On the 1st of October 2020, Pub2Tools was run for the months of August and September 2020. Extracting new tools from 1 month worth of publications took Pub2Tools about 2h with default parameters (around 1h of it was spent on downloading publications and 30min on downloading web pages).

The following table shows the percentage of potential new entries whose attribute was filled with at least some value per each attribute:

attribute 2019-05 2019-06 2019-07 2020-08 2020-09
pmid 75.04% 71.64% 68.21% 68.55% 61.99%
pmcid 43.11% 39.10% 40.60% 35.36% 28.92%
doi 99.85% 99.55% 99.40% 99.67% 98.69%
homepage 80.41% 80.00% 84.18% 85.64% 83.79%
link 17.42% 17.31% 16.57% 18.82% 17.74%
download 1.89% 1.19% 2.84% 3.26% 3.07%
documentation 3.77% 3.13% 4.33% 4.79% 3.50%
license 22.35% 25.52% 25.82% 23.39% 23.77%
language 47.90% 52.69% 54.03% 50.27% 49.73%
credit 42.09% 35.67% 37.91% 72.58% 70.65%

The corresponding figure:

_images/pub2tools_perf.svg

The name and publication are always filled, because all entries are extracted from some publication and a name has to be extracted and chosen. The description is also always filled, though it always requires curation also and in case of missing links will contain only text from the publication abstract. The homepage is also a required attribute, however it will be reported unfilled here in case a homepage could not be found and the homepage attribute was just filled with a link to the publication.
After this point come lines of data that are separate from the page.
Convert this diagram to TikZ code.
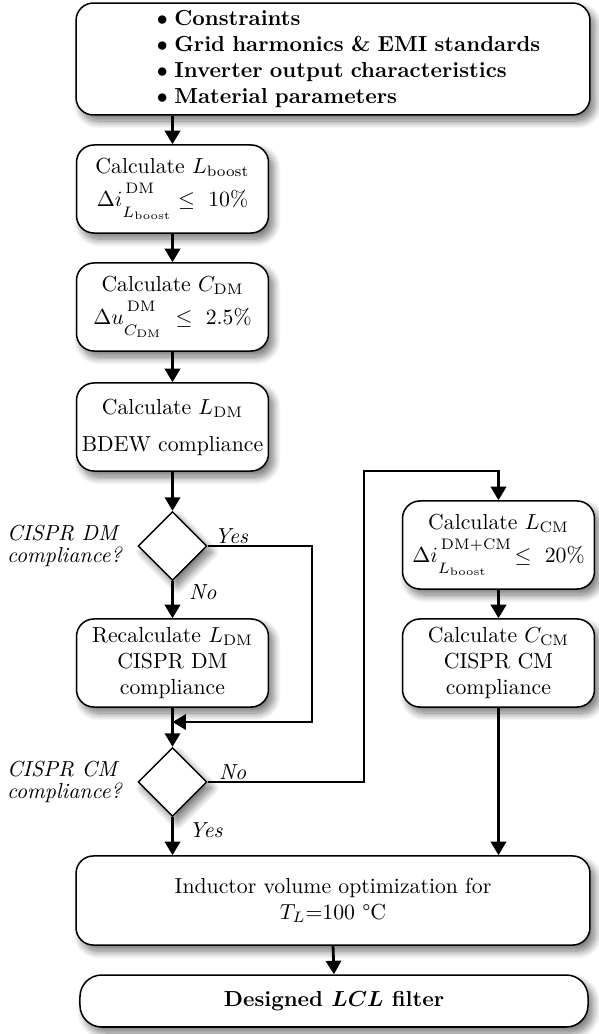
\documentclass[tikz,border=0pt]{standalone}
\usepackage{amsmath,amssymb}
\usetikzlibrary{arrows.meta,shapes.geometric,shadows.blur}
\newcommand{\supr}[1]{\raisebox{2.2pt}{$\scriptstyle\,#1$}}
\newcommand{\subr}[1]{\raisebox{-2.6pt}{$\scriptstyle #1$}}
\tikzset{
  shad/.style={blur shadow={shadow xshift=2.2pt,shadow yshift=-2.8pt,shadow blur radius=3.5pt,shadow blur steps=12,shadow opacity=55}},
  box/.style={draw,line width=0.7pt,rounded corners=8pt,fill=white,align=center,inner sep=2pt,
    minimum width=88.3pt,minimum height=40.5pt,shad},
  widebox/.style={box,minimum width=236.4pt,minimum height=41pt},
  dia/.style={draw,diamond,line width=0.7pt,fill=white,inner sep=0pt,minimum width=31.7pt,minimum height=31.7pt,shad},
  arr/.style={line width=1.3pt,-{Triangle[width=7pt,length=6.2pt]}},
  lbl/.style={font=\itshape,inner sep=0pt},
}
\begin{document}
\begin{tikzpicture}[x=0.46pt,y=-0.46pt]
\useasboundingbox (0,0) rectangle (598,1034);
% nodes
\node[box,minimum width=236.4pt,minimum height=51.5pt,text width=230pt,align=left] (top) at (333,59)
 {\hspace*{34pt}$\bullet$\hspace{3pt}\textbf{Constraints}\\
  \hspace*{34pt}$\bullet$\hspace{3pt}\textbf{Grid harmonics \& EMI standards}\\
  \hspace*{34pt}$\bullet$\hspace{3pt}\textbf{Inverter output characteristics}\\
  \hspace*{34pt}$\bullet$\hspace{3pt}\textbf{Material parameters}};
\node[box] (b2) at (172.5,189) {Calculate $L_{\mathrm{boost}}$\\[2pt] $\Delta i^{\supr{\mathrm{DM}}}_{\subr{L_{\mathrm{boost}}}}\leq\ 10\%$};
\node[box] (b3) at (172.5,307) {Calculate $C_{\mathrm{DM}}$\\[2pt] $\Delta u^{\supr{\mathrm{DM}}}_{\subr{C_{\mathrm{DM}}}}\ \leq\ 2.5\%$};
\node[box] (b4) at (172.5,427) {Calculate $L_{\mathrm{DM}}$\\[5pt] BDEW compliance};
\node[dia] (d1) at (172.5,546) {};
\node[box] (b5) at (172.5,663) {Recalculate $L_{\mathrm{DM}}$\\ CISPR DM\\ compliance};
\node[dia] (d2) at (172.5,782) {};
\node[box] (b6) at (498.5,545) {Calculate $L_{\mathrm{CM}}$\\[2pt] $\Delta i^{\supr{\mathrm{DM+CM}}}_{\subr{L_{\mathrm{boost}}}}\!\leq\ 20\%$};
\node[box] (b7) at (498.5,663) {Calculate $C_{\mathrm{CM}}$\\ CISPR CM\\ compliance};
\node[widebox] (b8) at (333,900.5) {Inductor volume optimization for\\ $T_L$=100 \textdegree C};
\node[widebox,minimum width=233.7pt,minimum height=23.9pt,rounded corners=10pt] (b9) at (334,1001) {\textbf{Designed $\boldsymbol{LCL}$ filter}};
% labels
\node[lbl,anchor=east,align=left,xshift=-7pt] (q1) at (d1.west) {CISPR DM\\[-1.5pt]compliance?};
\node[lbl,anchor=east,align=left,xshift=-7pt] (q2) at (d2.west) {CISPR CM\\[-1.5pt]compliance?};
\node[lbl,anchor=south west,xshift=3pt,yshift=1pt] (y1) at (d1.east) {Yes};
\node[lbl,anchor=south west,xshift=5pt,yshift=1pt] (n2) at (d2.east) {No};
% connectors
\coordinate (yc) at (312,722);
\coordinate (jn) at (172.5,722);
\coordinate (nc) at (364,471);
\draw[arr] (b2.north |- top.south) -- (b2.north);
\draw[arr] (b2.south) -- (b3.north);
\draw[arr] (b3.south) -- (b4.north);
\draw[arr] (b4.south) -- (d1.north);
\draw[arr] (d1.south) -- node[lbl,pos=0.3,anchor=west,xshift=7pt] (n1) {No} (b5.north);
\draw[arr] (b5.south) -- (d2.north);
\draw[arr] (d1.east) -| (yc) -- (jn);
\draw[arr] (d2.east) -| (nc) -| (b6.north);
\draw[arr] (b6.south) -- (b7.north);
\draw[arr] (b7.south) -- (b7.south |- b8.north);
\draw[arr] (d2.south) -- node[lbl,pos=0.35,anchor=west,xshift=7pt] (y2) {Yes} (d2.south |- b8.north);
\draw[arr] (b8.south) -- (b9.north);
\end{tikzpicture}
\end{document}
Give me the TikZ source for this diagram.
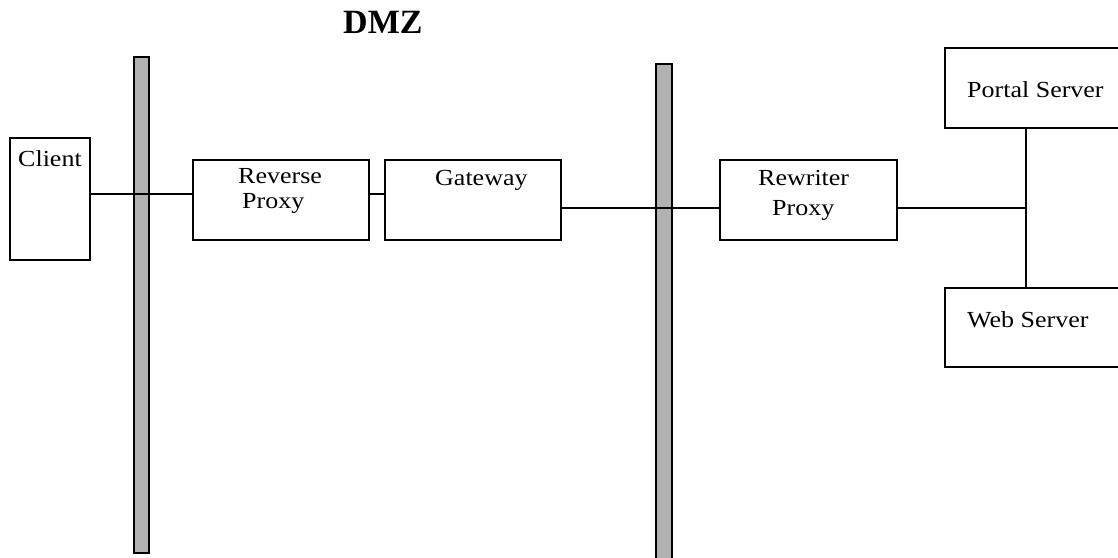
\documentclass[tikz,border=0pt]{standalone}
\usepackage{fontspec}
\setmainfont{Liberation Serif}
\newcommand\wideText[1]{\scalebox{1.13}[1]{#1}}
\begin{document}
\begin{tikzpicture}[x=1pt,y=-1pt,
  box/.style={draw=black, line width=1.5pt, fill=white, rectangle, inner sep=0pt},
  fw/.style={draw=black, line width=1.5pt, fill=black!30, rectangle, inner sep=0pt},
  lbl/.style={inner sep=0pt, font=\fontsize{23}{27}\selectfont, anchor=base west},
  wire/.style={draw=black, line width=1.5pt}]
\clip (0,0) rectangle (1118,557);
% firewalls
\node[fw, minimum width=15pt, minimum height=496pt] (fw1) at (141.5,305) {};
\node[fw, minimum width=16pt, minimum height=510pt] (fw2) at (664,319) {};
% boxes
\node[box, minimum width=80pt, minimum height=122pt] (client) at (50,199) {};
\node[box, minimum width=176pt, minimum height=80pt] (rp) at (281,200) {};
\node[box, minimum width=176pt, minimum height=80pt] (gw) at (473,200) {};
\node[box, minimum width=177pt, minimum height=80pt] (rw) at (808.5,200) {};
\node[box, minimum width=180pt, minimum height=80pt] (portal) at (1035,88) {};
\node[box, minimum width=180pt, minimum height=79pt] (web) at (1035,327.5) {};
% labels
\node[font=\bfseries\fontsize{34}{36}\selectfont, inner sep=0pt, anchor=base west] (dmz) at (343,33) {DMZ};
\node[lbl] (tclient) at (18,166) {\wideText{Client}};
\node[lbl] (trp1) at (238,183) {\wideText{Reverse}};
\node[lbl] (trp2) at (242,208) {\wideText{Proxy}};
\node[lbl] (tgw) at (435,185) {\wideText{Gateway}};
\node[lbl] (trw1) at (758,185) {\wideText{Rewriter}};
\node[lbl] (trw2) at (772,215) {\wideText{Proxy}};
\node[lbl] (tportal) at (967,97) {\wideText{Portal Server}};
\node[lbl] (tweb) at (967,327) {\wideText{Web Server}};
% connectors
\coordinate (j) at (1026,208);
\draw[wire] ([yshift=5pt]client.east) -- ([yshift=6pt]rp.west);
\draw[wire] ([yshift=6pt]rp.east) -- ([yshift=6pt]gw.west);
\draw[wire] ([yshift=-8pt]gw.east) -- ([yshift=-8pt]rw.west);
\draw[wire] ([yshift=-8pt]rw.east) -- (j);
\draw[wire] (portal.south -| j) -- (web.north -| j);
\end{tikzpicture}
\end{document}
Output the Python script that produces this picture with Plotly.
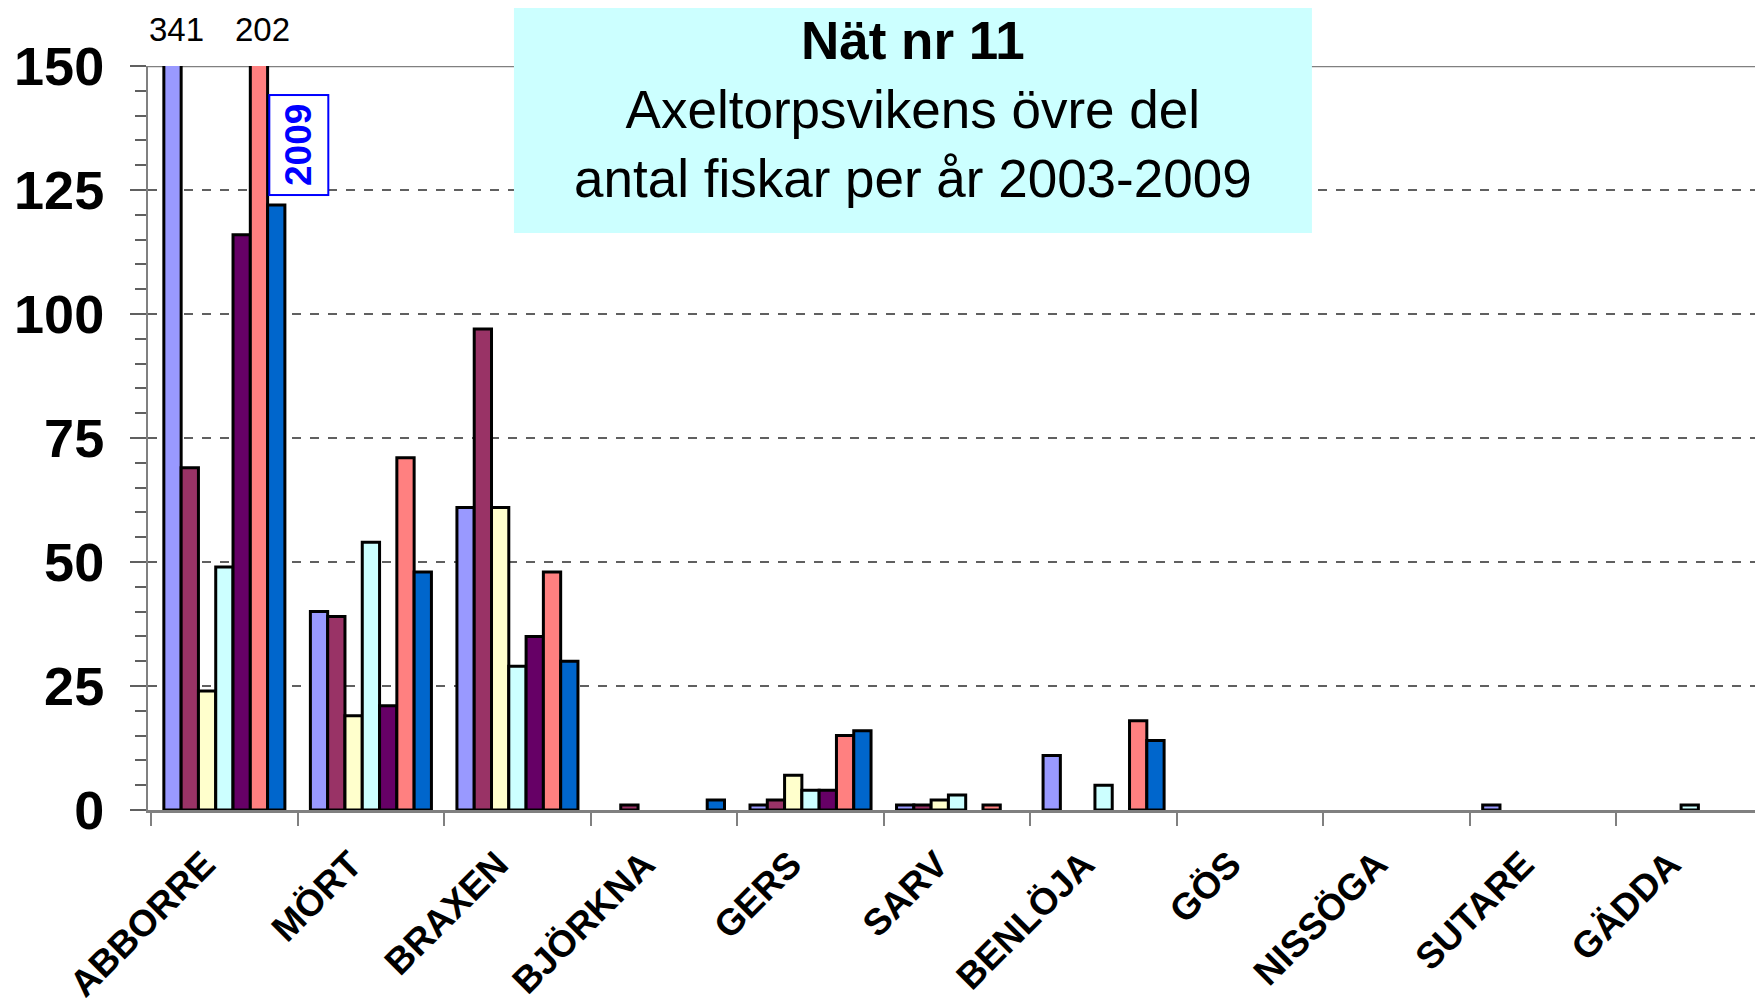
import plotly.graph_objects as go

categories = ["ABBORRE", "MÖRT", "BRAXEN", "BJÖRKNA", "GERS", "SARV",
              "BENLÖJA", "GÖS", "NISSÖGA", "SUTARE", "GÄDDA"]
years = ["2003", "2004", "2005", "2006", "2007", "2008", "2009"]
v2003 = [341, 40, 61, 0, 1, 1, 11, 0, 0, 1, 0]
v2004 = [69, 39, 97, 1, 2, 1, 0, 0, 0, 0, 0]
v2005 = [24, 19, 61, 0, 7, 2, 0, 0, 0, 0, 0]
v2006 = [49, 54, 29, 0, 4, 3, 5, 0, 0, 0, 1]
v2007 = [116, 21, 35, 0, 4, 0, 0, 0, 0, 0, 0]
v2008 = [202, 71, 48, 0, 15, 1, 18, 0, 0, 0, 0]
v2009 = [122, 48, 30, 2, 16, 0, 14, 0, 0, 0, 0]
series = [v2003, v2004, v2005, v2006, v2007, v2008, v2009]
colors = ["#9999FF", "#993366", "#FFFFCC", "#CCFFFF", "#660066", "#FF8080", "#0066CC"]
y_ticks = [0, 25, 50, 75, 100, 125, 150]
y_max = 150
title_lines = ["Nät nr 11", "Axeltorpsvikens övre del", "antal fiskar per år 2003-2009"]
legend_year = "2009"

FONT = "Liberation Sans, Arial, Helvetica, sans-serif"
BARGAP = 0.174

fig = go.Figure()
for yr, vals, col in zip(years, series, colors):
    fig.add_trace(go.Bar(
        x=categories,
        y=[v if v != 0 else None for v in vals],
        name=yr,
        marker=dict(color=col, line=dict(color="black", width=3)),
    ))

# labels for bars exceeding the axis maximum
n = len(series)
group_w = 1 - BARGAP
bw = group_w / n
annotations = []
for j, vals in enumerate(series):
    for i, v in enumerate(vals):
        if v > y_max:
            xc = i - group_w / 2 + (j + 0.5) * bw
            annotations.append(dict(
                x=xc, y=y_max, xref="x", yref="y", text=str(v),
                showarrow=False, yanchor="bottom", yshift=17, xshift=4,
                borderpad=0,
                font=dict(family=FONT, size=33, color="black")))

# title text
annotations.append(dict(
    x=0.4737, y=0.9409, xref="paper", yref="paper",
    text="<b>" + title_lines[0] + "</b><br>" + title_lines[1] + "<br>" + title_lines[2],
    showarrow=False, xanchor="center", yanchor="middle", align="center",
    font=dict(family=FONT, size=53, color="black")))

# 2009 marker box
annotations.append(dict(
    x=0.507, y=134, xref="x", yref="y", text="<b>" + legend_year + "</b>",
    textangle=-90, showarrow=False, xanchor="center", yanchor="middle",
    font=dict(family=FONT, size=37, color="#0000FF"),
    bordercolor="#0000FF", borderwidth=2, borderpad=8, bgcolor="white"))

shapes = [
    # solid top line at y max
    dict(type="line", xref="paper", yref="y", x0=0, x1=1, y0=y_max, y1=y_max,
         line=dict(color="#808080", width=2.5), layer="below"),
    # title box
    dict(type="rect", xref="paper", yref="paper", x0=0.2266, x1=0.7207,
         y0=0.7755, y1=1.086, fillcolor="#CCFFFF", line=dict(width=0), layer="above"),
]

# page body has an 8px margin, so the figure origin sits at (8, 8)
fig.update_layout(
    barmode="group",
    bargap=BARGAP,
    bargroupgap=0,
    showlegend=False,
    width=1763, height=1004,
    margin=dict(l=140, r=8, t=58, b=202),
    plot_bgcolor="white", paper_bgcolor="white",
    font=dict(family=FONT, color="black"),
    annotations=annotations,
    shapes=shapes,
)
fig.update_xaxes(
    type="category",
    automargin=False,
    tickson="boundaries",
    ticks="outside", ticklen=13, tickwidth=2, tickcolor="#808080",
    showline=True, linecolor="#808080", linewidth=2.5,
    showgrid=False,
    tickangle=-45,
    ticklabelshift=-20,
    ticklabelstandoff=15,
    tickfont=dict(family=FONT, size=37, color="black", weight="bold"),
)
fig.update_yaxes(
    automargin=False,
    range=[0, y_max],
    tickvals=y_ticks,
    ticks="outside", ticklen=16, tickwidth=2, tickcolor="#606060",
    minor=dict(dtick=5, ticks="outside", ticklen=11, tickwidth=1.5, tickcolor="#606060", showgrid=False),
    showline=True, linecolor="#808080", linewidth=2,
    showgrid=True, gridcolor="#606060", griddash="dash", gridwidth=1.5,
    zeroline=False,
    ticklabelstandoff=15,
    tickfont=dict(family=FONT, size=54, color="black", weight="bold"),
)

fig.write_html("out.html")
The falling fill rate of PMID and PMCID points to the growing share of pre-prints (findable through Europe PMC). For 2020-08 and 2020-09 the fill rate of credit information is a lot higher because in January 2020 support was added for getting corresponding author information directly from web pages of articles of many journals (resolved through the publication DOI) in addition to getting corresponding authors information from PubMed Central (i.e. only for publications that have a PMCID).

Note

Pub2Tools sometimes also extracts and writes incorrect information to an attribute (except publication and credit information which is mostly correct), so the percentages presented in the table would be slightly lower if only correctly filled attributes would be taken into account. On the other hand, if only high confidence entries would be taken into account, then the fill rates of homepage, link, license, language and credit would be roughly 10 percentage points higher.